Title:Simple maps, Hurwitz numbers, and Topological Recursion

Abstract:We introduce the notion of fully simple maps, which are maps in which the boundaries do not touch each other, neither themselves. In contrast, maps where such a restriction is not imposed are called ordinary. We study in detail the combinatorics of fully simple maps with topology of a disk or a cylinder. We show that the generating series of simple disks is given by the functional inversion of the generating series of ordinary disks. We also obtain an elegant formula for cylinders. These relations reproduce the relation between cumulants and (higher order) free cumulants established by Collins et al math.OA/0606431, and implement the symplectic transformation $x \leftrightarrow y$ on the spectral curve in the context of topological recursion. We then prove that the generating series of fully simple maps are computed by the topological recursion after exchange of $x$ and $y$, thus proposing a combinatorial interpretation of the property of symplectic invariance of the topological recursion.
Our proof relies on a matrix model interpretation of fully simple maps, via the formal hermitian matrix model with external field. We also deduce a universal relation between generating series of fully simple maps and of ordinary maps, which involves double monotone Hurwitz numbers.
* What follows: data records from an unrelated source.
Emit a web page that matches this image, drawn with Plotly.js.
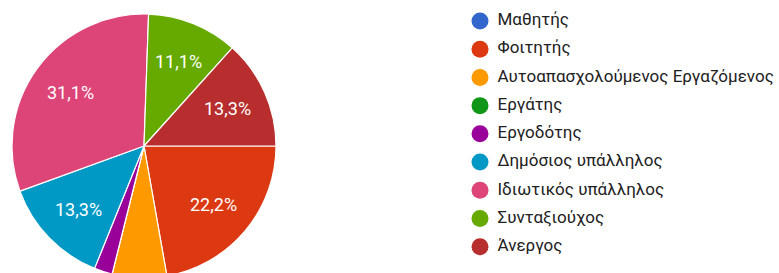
<!DOCTYPE html>
<html><head><meta charset="utf-8">
<script src="https://cdn.plot.ly/plotly-3.0.1.min.js"></script>
<style>html,body{margin:0;padding:0;overflow:hidden;background:#fff}#chart{width:779px;height:280px}</style>
</head><body><div id="chart"></div>
<script>
const categories = ["Μαθητής","Φοιτητής","Αυτοαπασχολούμενος Εργαζόμενος","Εργάτης","Εργοδότης","Δημόσιος υπάλληλος","Ιδιωτικός υπάλληλος","Συνταξιούχος","Άνεργος"];
const counts = [0,10,3,0,1,6,14,5,6];
const colors = ["#3366cc","#dc3912","#ff9900","#109618","#990099","#0099c6","#dd4477","#66aa00","#b82e2e"];

const total = counts.reduce((a,b)=>a+b,0);
const fmtPct = v => (v/total*100).toFixed(1).replace('.', ',') + '%';

const W = 779, H = 280;
const cx = 144, cy = 146, R = 132;
const START = 90; // degrees clockwise from 12 o'clock

const pie = {
  type: 'pie', labels: categories, values: counts, sort: false,
  direction: 'clockwise', rotation: START,
  marker: {colors: colors, line: {color: '#ffffff', width: 1.2}},
  textinfo: 'none',
  hoverinfo: 'label+percent', showlegend: false,
  domain: {x: [(cx-R)/W, (cx+R)/W], y: [1-(cy+R)/H, 1-(cy-R)/H]}
};

// slice labels placed at the mid-angle of each slice (hidden for small slices)
const annotations = [];
let acc = 0;
counts.forEach((v, i) => {
  const mid = START + (acc + v/2)/total*360;
  acc += v;
  if (v/total < 0.1) return;
  const a = mid*Math.PI/180, r = 0.69*R;
  annotations.push({
    xref: 'paper', yref: 'paper',
    x: (cx + r*Math.sin(a))/W, y: 1 - (cy - r*Math.cos(a))/H,
    text: fmtPct(v), showarrow: false, xanchor: 'center', yanchor: 'middle',
    font: {family: 'Roboto, Arial, sans-serif', size: 18, color: '#ffffff'}
  });
});

const legendDots = {
  type: 'scatter', mode: 'markers', x: categories.map(()=>0), y: categories,
  marker: {color: colors, size: 17, symbol: 'circle', line: {width: 0}},
  hoverinfo: 'skip', showlegend: false, cliponaxis: false
};
const legendText = {
  type: 'scatter', mode: 'text', x: categories.map(()=>17.5), y: categories,
  text: categories, textposition: 'middle right',
  textfont: {family: 'Roboto, Arial, sans-serif', size: 17, color: '#212121'},
  hoverinfo: 'skip', showlegend: false, cliponaxis: false
};

const y0 = 21, y8 = 246.7, step = (y8-y0)/8;
const layout = {
  width: W, height: H, margin: {l:0,r:0,t:0,b:0},
  paper_bgcolor: '#ffffff', plot_bgcolor: 'rgba(0,0,0,0)',
  showlegend: false, annotations: annotations,
  xaxis: {domain: [460/W, 1], range: [-20, 299], visible: false, fixedrange: true},
  yaxis: {domain: [1-(y8+step/2)/H, 1-(y0-step/2)/H], range: [8.5, -0.5], type: 'category', visible: false, fixedrange: true}
};

Plotly.newPlot('chart', [pie, legendDots, legendText], layout, {displayModeBar: false, staticPlot: true});
</script></body></html>
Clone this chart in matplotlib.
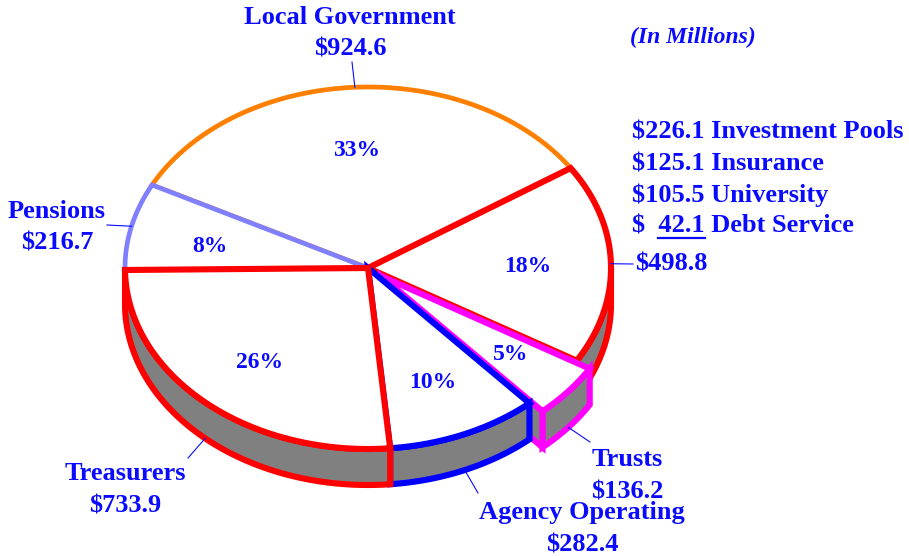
import numpy as np
import matplotlib.pyplot as plt
from matplotlib.patches import Polygon

# slice data, counter-clockwise starting at the Local Government slice
names = ['Local Government', 'Pensions', 'Treasurers', 'Agency Operating', 'Trusts', 'Investment Pools']
amounts = [924.6, 216.7, 733.9, 282.4, 136.2, 498.8]
edge_cols = ['#ff8000', '#8080ff', '#ff0000', '#0000ff', '#ff00ff', '#ff0000']
edge_lw = [3.4, 3.4, 4.4, 4.4, 4.4, 4.4]

# breakdown of the $498.8 slice
pool_names = ['Investment Pools', 'Insurance', 'University', 'Debt Service']
pool_amounts = [226.1, 125.1, 105.5, 42.1]

# layout of the fake 3d pie (pixels)
cx, cy = 368, 268
rx, ry = 243, 181
depth = 36
start = 33.5
explode = {4: (13, 8)}
blue = '#0a0aff'
font = 'Liberation Serif'

total = sum(amounts)
fracs = [a / total for a in amounts]
angles = [start]
for f in fracs:
    angles.append(angles[-1] + 360 * f)


def ell(t, dx=0, dy=0, down=0):
    t = np.radians(t)
    return cx + dx + rx * np.cos(t), cy + dy - ry * np.sin(t) + down


fig = plt.figure(figsize=(9.09, 5.56), dpi=100)
ax = fig.add_axes([0, 0, 1, 1])
ax.set_xlim(0, 909)
ax.set_ylim(556, 0)
ax.axis('off')

order = [0, 1, 5, 4, 3, 2]
for i in order:
    a0, a1 = angles[i], angles[i + 1]
    dx, dy = explode.get(i, (0, 0))
    col = edge_cols[i]
    lw = edge_lw[i]
    # front wall (only the part facing us)
    w0, w1 = max(a0, 180), min(a1, 360)
    if w1 > w0:
        ts = np.linspace(w0, w1, 80)
        top = [ell(t, dx, dy) for t in ts]
        bot = [ell(t, dx, dy, depth) for t in ts[::-1]]
        ax.add_patch(Polygon(top + bot, closed=True, facecolor='#808080', edgecolor=col,
                             lw=lw, joinstyle='miter'))
    if i in explode:
        # side face of the pulled-out slice
        c = (cx + dx, cy + dy)
        p = ell(a0, dx, dy)
        face = [c, p, (p[0], p[1] + depth), (c[0], c[1] + depth)]
        ax.add_patch(Polygon(face, closed=True, facecolor='#808080', edgecolor=col,
                             lw=lw, joinstyle='miter'))
    ts = np.linspace(a0, a1, 120)
    pts = [(cx + dx, cy + dy)] + [ell(t, dx, dy) for t in ts]
    ax.add_patch(Polygon(pts, closed=True, facecolor='white', edgecolor=col,
                         lw=lw, joinstyle='miter'))

# percentage labels
pct_pos = [(357, 150), (210, 246), (260, 362), (433, 383), (511, 355), (528, 267)]
for f, (x, y) in zip(fracs, pct_pos):
    ax.text(x, y, '%d%%' % round(100 * f), color=blue, fontsize=17, fontweight='bold',
            family=font, ha='center', va='center')

tkw = dict(color=blue, fontsize=19, fontweight='bold', family=font, va='center')

# outside labels with leader lines
lab_pos = {0: (350, 17), 1: (57, 211), 2: (125, 474), 3: (582, 513), 4: (627, 460)}
lead_end = {0: (352, 62), 1: (107, 225), 2: (188, 458), 3: (478, 493), 4: (590, 442), 5: (633, 264)}
for i in range(6):
    a_mid = (angles[i] + angles[i + 1]) / 2
    dx, dy = explode.get(i, (0, 0))
    down = depth if np.sin(np.radians(a_mid)) < 0 else 0
    x0, y0 = ell(a_mid, dx, dy, down)
    x1, y1 = lead_end[i]
    ax.plot([x0, x1], [y0, y1], color=blue, lw=0.8)
    if i in lab_pos:
        x, y = lab_pos[i]
        ax.text(x, y, names[i], ha='center', **tkw)
        ax.text(x, y + 32, '\\$%.1f' % amounts[i], ha='center', **tkw)

# the breakdown block
bx, by, step = 632, 132, 31.5
for k, (n, a) in enumerate(zip(pool_names, pool_amounts)):
    if k < 3:
        ax.text(bx, by + k * step, '\\$%.1f %s' % (a, n), ha='left', **tkw)
    else:
        line = '\\$  %.1f %s' % (a, n)
        ax.text(bx, by + k * step, line, ha='left', **tkw)
        # underline the last amount
        r = fig.canvas.get_renderer()
        pre = ax.text(0, 0, '\\$  ', ha='left', **tkw)
        num = ax.text(0, 0, '\\$  %.1f' % a, ha='left', **tkw)
        w_pre = pre.get_window_extent(r).width
        w_num = num.get_window_extent(r).width
        pre.remove()
        num.remove()
        yy = by + k * step + 11
        ax.plot([bx + w_pre, bx + w_num], [yy, yy], color=blue, lw=1.6)
ax.text(bx + 3, by + 4 * step + 6, '\\$%.1f' % amounts[5], ha='left', **tkw)

ax.text(693, 37, '(In Millions)', color=blue, fontsize=17, fontweight='bold', style='italic',
        family=font, ha='center', va='center')

fig.savefig('out.png', dpi=100)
In particular, (ordinary) maps without internal faces - which are generated by the Gaussian Unitary Ensemble - and with boundary perimeters $(\lambda_1,\ldots,\lambda_n)$ are strictly monotone double Hurwitz numbers with ramifications $\lambda$ above $\infty$ and $(2,\ldots,2)$ above $0$. Combining with a recent result of Dubrovin et al. math-ph/1612.02333, this implies an ELSV-like formula for these Hurwitz numbers.